▶ Source excerpt:
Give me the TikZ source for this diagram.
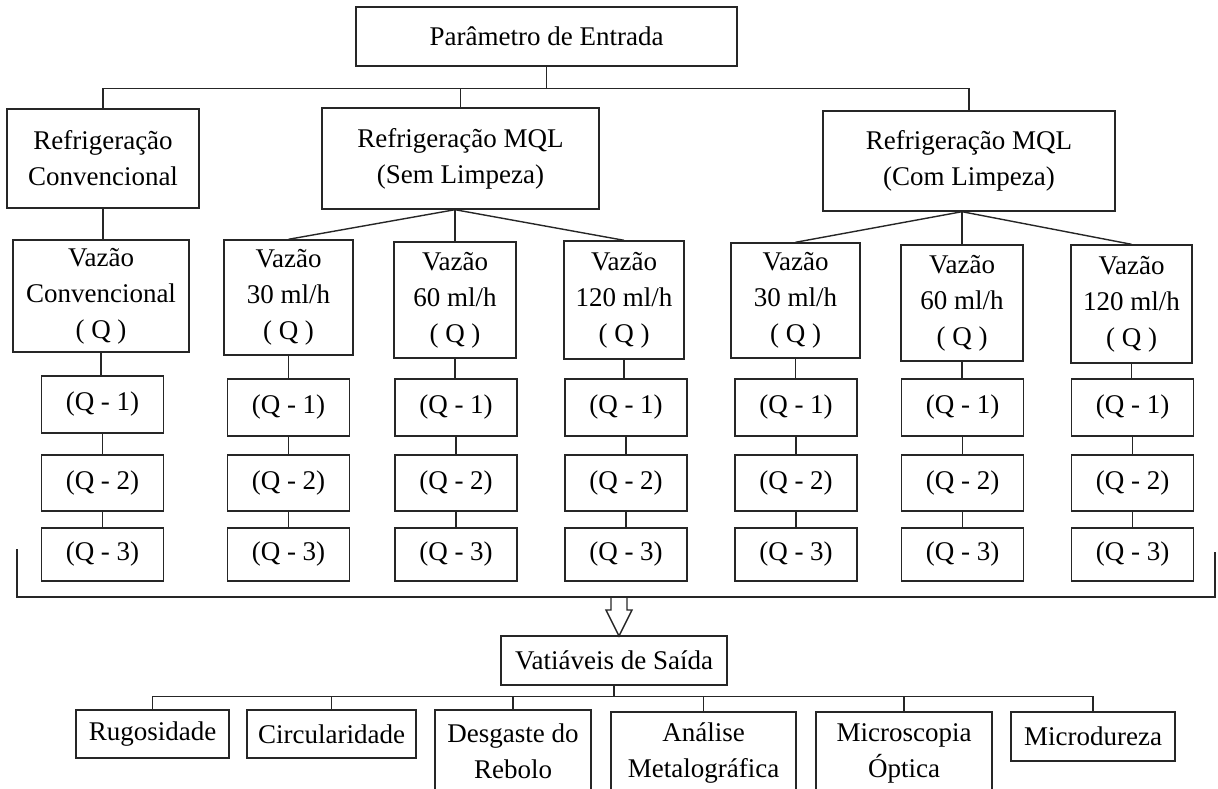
\documentclass[tikz,border=0pt]{standalone}
\usepackage{fontspec}
\setmainfont{Liberation Serif}
\colorlet{ln}{black!85}
\begin{document}
\begin{tikzpicture}[x=1pt,y=-1pt,
  box/.style={draw=ln, line width=1.4pt, inner sep=0pt, align=center,
              font=\fontsize{27}{36}\selectfont},
  qbox/.style={box, minimum width=122pt},
  wire/.style={draw=ln, line width=1.4pt}]
\path[use as bounding box] (0,0) rectangle (1218,789);
\clip (0,0) rectangle (1218,789);

% input parameter
\node[box, minimum width=381pt, minimum height=59pt] (P) at (546.5,36.5) {Parâmetro de Entrada};

% cooling strategies
\node[box, minimum width=192pt, minimum height=99pt]  (rc) at (103,158.5) {Refrigeração\\Convencional};
\node[box, minimum width=277pt, minimum height=101pt] (ms) at (460.5,158.5) {Refrigeração MQL\\(Sem Limpeza)};
\node[box, minimum width=292pt, minimum height=100pt] (mc) at (969,161) {Refrigeração MQL\\(Com Limpeza)};

% flow rates
\node[box, minimum width=176pt, minimum height=112pt] (va) at (101,296)    {Vazão\\Convencional\\( Q )};
\node[box, minimum width=129pt, minimum height=115pt] (vb) at (288.5,297.5) {Vazão\\30 ml/h\\( Q )};
\node[box, minimum width=122pt, minimum height=116pt] (vc) at (455,300)    {Vazão\\60 ml/h\\( Q )};
\node[box, minimum width=120pt, minimum height=118pt] (vd) at (624,300)    {Vazão\\120 ml/h\\( Q )};
\node[box, minimum width=129pt, minimum height=115pt] (ve) at (795.5,300.5) {Vazão\\30 ml/h\\( Q )};
\node[box, minimum width=122pt, minimum height=116pt] (vf) at (962,303)    {Vazão\\60 ml/h\\( Q )};
\node[box, minimum width=121pt, minimum height=118pt] (vg) at (1131.5,304) {Vazão\\120 ml/h\\( Q )};

% repetitions
\node[qbox, minimum height=57pt] (q1a) at (102.5,404.5) {(Q - 1)};
\foreach \n/\x in {b/288.5, c/456, d/626, e/796, f/962.5, g/1132.5}
  \node[qbox, minimum height=57pt] (q1\n) at (\x,407.5) {(Q - 1)};
\foreach \n/\x in {a/102.5, b/288.5, c/456, d/626, e/796, f/962.5, g/1132.5}{
  \node[qbox, minimum height=56pt] (q2\n) at (\x,483) {(Q - 2)};
  \node[qbox, minimum height=53pt] (q3\n) at (\x,554.5) {(Q - 3)};
}

% tree connectors, top part
\draw[wire] (P.south) -- ++(0,22) coordinate (bus1);
\draw[wire] (rc.north) |- (bus1) -| (mc.north);
\draw[wire] (ms.north) -- (ms.north |- bus1);
\draw[wire] (rc.south) -- (rc.south |- va.north);
\draw[wire] (vc.north) -- (vc.north |- ms.south) coordinate (apexS);
\draw[wire] (vb.north) -- (apexS) -- (vd.north);
\draw[wire] (vf.north) -- (vf.north |- mc.south) coordinate (apexC);
\draw[wire] (ve.north) -- (apexC) -- (vg.north);
\foreach \n in {a,b,c,d,e,f,g}{
  \draw[wire] (v\n.south) -- (v\n.south |- q1\n.north);
  \draw[wire] (q1\n.south) -- (q1\n.south |- q2\n.north);
  \draw[wire] (q2\n.south) -- (q2\n.south |- q3\n.north);
}

% grouping bracket and hollow arrow
\coordinate (brL) at (17,549);
\coordinate (brR) at (1215,552);
\draw[wire] (brL) |- (brR |- 0,597) -- (brR);
\draw[wire, line join=miter] (611,597) -- (611,610) -- (606,610) -- (619,636)
  -- (632,610) -- (627,610) -- (627,597);

% output variables
\node[box, minimum width=226pt, minimum height=49pt] (vs) at (614,660.5) {Vatiáveis de Saída};
\node[box, minimum width=153pt, minimum height=48pt] (o1) at (152.5,734) {Rugosidade};
\node[box, minimum width=169pt, minimum height=48pt] (o2) at (331.5,734) {Circularidade};
\node[box, minimum width=156pt, minimum height=82pt] (o3) at (513,751) {Desgaste do\\Rebolo};
\node[box, minimum width=185pt, minimum height=82pt] (o4) at (703.5,753) {Análise\\Metalográfica};
\node[box, minimum width=176pt, minimum height=82pt] (o5) at (904,753) {Microscopia\\Óptica};
\node[box, minimum width=164pt, minimum height=49pt] (o6) at (1093,736.5) {Microdureza};

\draw[wire] (vs.south) -- ++(0,11) coordinate (bus2);
\draw[wire] (o1.north) |- (bus2) -| (o6.north);
\foreach \n in {o2,o3,o4,o5}
  \draw[wire] (\n.north) -- (\n.north |- bus2);
\end{tikzpicture}
\end{document}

▶ Task to complete: Retype each line of the listing above word for word. Exclude the pictures.

▶ Output of the task:
Give me the TikZ source for this diagram.
\documentclass[tikz,border=0pt]{standalone}
\usepackage{fontspec}
\setmainfont{Liberation Serif}
\colorlet{ln}{black!85}
\begin{document}
\begin{tikzpicture}[x=1pt,y=-1pt,
  box/.style={draw=ln, line width=1.4pt, inner sep=0pt, align=center,
              font=\fontsize{27}{36}\selectfont},
  qbox/.style={box, minimum width=122pt},
  wire/.style={draw=ln, line width=1.4pt}]
\path[use as bounding box] (0,0) rectangle (1218,789);
\clip (0,0) rectangle (1218,789);

% input parameter
\node[box, minimum width=381pt, minimum height=59pt] (P) at (546.5,36.5) {Parâmetro de Entrada};

% cooling strategies
\node[box, minimum width=192pt, minimum height=99pt]  (rc) at (103,158.5) {Refrigeração\\Convencional};
\node[box, minimum width=277pt, minimum height=101pt] (ms) at (460.5,158.5) {Refrigeração MQL\\(Sem Limpeza)};
\node[box, minimum width=292pt, minimum height=100pt] (mc) at (969,161) {Refrigeração MQL\\(Com Limpeza)};

% flow rates
\node[box, minimum width=176pt, minimum height=112pt] (va) at (101,296)    {Vazão\\Convencional\\( Q )};
\node[box, minimum width=129pt, minimum height=115pt] (vb) at (288.5,297.5) {Vazão\\30 ml/h\\( Q )};
\node[box, minimum width=122pt, minimum height=116pt] (vc) at (455,300)    {Vazão\\60 ml/h\\( Q )};
\node[box, minimum width=120pt, minimum height=118pt] (vd) at (624,300)    {Vazão\\120 ml/h\\( Q )};
\node[box, minimum width=129pt, minimum height=115pt] (ve) at (795.5,300.5) {Vazão\\30 ml/h\\( Q )};
\node[box, minimum width=122pt, minimum height=116pt] (vf) at (962,303)    {Vazão\\60 ml/h\\( Q )};
\node[box, minimum width=121pt, minimum height=118pt] (vg) at (1131.5,304) {Vazão\\120 ml/h\\( Q )};

% repetitions
\node[qbox, minimum height=57pt] (q1a) at (102.5,404.5) {(Q - 1)};
\foreach \n/\x in {b/288.5, c/456, d/626, e/796, f/962.5, g/1132.5}
  \node[qbox, minimum height=57pt] (q1\n) at (\x,407.5) {(Q - 1)};
\foreach \n/\x in {a/102.5, b/288.5, c/456, d/626, e/796, f/962.5, g/1132.5}{
  \node[qbox, minimum height=56pt] (q2\n) at (\x,483) {(Q - 2)};
  \node[qbox, minimum height=53pt] (q3\n) at (\x,554.5) {(Q - 3)};
}

% tree connectors, top part
\draw[wire] (P.south) -- ++(0,22) coordinate (bus1);
\draw[wire] (rc.north) |- (bus1) -| (mc.north);
\draw[wire] (ms.north) -- (ms.north |- bus1);
\draw[wire] (rc.south) -- (rc.south |- va.north);
\draw[wire] (vc.north) -- (vc.north |- ms.south) coordinate (apexS);
\draw[wire] (vb.north) -- (apexS) -- (vd.north);
\draw[wire] (vf.north) -- (vf.north |- mc.south) coordinate (apexC);
\draw[wire] (ve.north) -- (apexC) -- (vg.north);
\foreach \n in {a,b,c,d,e,f,g}{
  \draw[wire] (v\n.south) -- (v\n.south |- q1\n.north);
  \draw[wire] (q1\n.south) -- (q1\n.south |- q2\n.north);
  \draw[wire] (q2\n.south) -- (q2\n.south |- q3\n.north);
}

% grouping bracket and hollow arrow
\coordinate (brL) at (17,549);
\coordinate (brR) at (1215,552);
\draw[wire] (brL) |- (brR |- 0,597) -- (brR);
\draw[wire, line join=miter] (611,597) -- (611,610) -- (606,610) -- (619,636)
  -- (632,610) -- (627,610) -- (627,597);

% output variables
\node[box, minimum width=226pt, minimum height=49pt] (vs) at (614,660.5) {Vatiáveis de Saída};
\node[box, minimum width=153pt, minimum height=48pt] (o1) at (152.5,734) {Rugosidade};
\node[box, minimum width=169pt, minimum height=48pt] (o2) at (331.5,734) {Circularidade};
\node[box, minimum width=156pt, minimum height=82pt] (o3) at (513,751) {Desgaste do\\Rebolo};
\node[box, minimum width=185pt, minimum height=82pt] (o4) at (703.5,753) {Análise\\Metalográfica};
\node[box, minimum width=176pt, minimum height=82pt] (o5) at (904,753) {Microscopia\\Óptica};
\node[box, minimum width=164pt, minimum height=49pt] (o6) at (1093,736.5) {Microdureza};

\draw[wire] (vs.south) -- ++(0,11) coordinate (bus2);
\draw[wire] (o1.north) |- (bus2) -| (o6.north);
\foreach \n in {o2,o3,o4,o5}
  \draw[wire] (\n.north) -- (\n.north |- bus2);
\end{tikzpicture}
\end{document}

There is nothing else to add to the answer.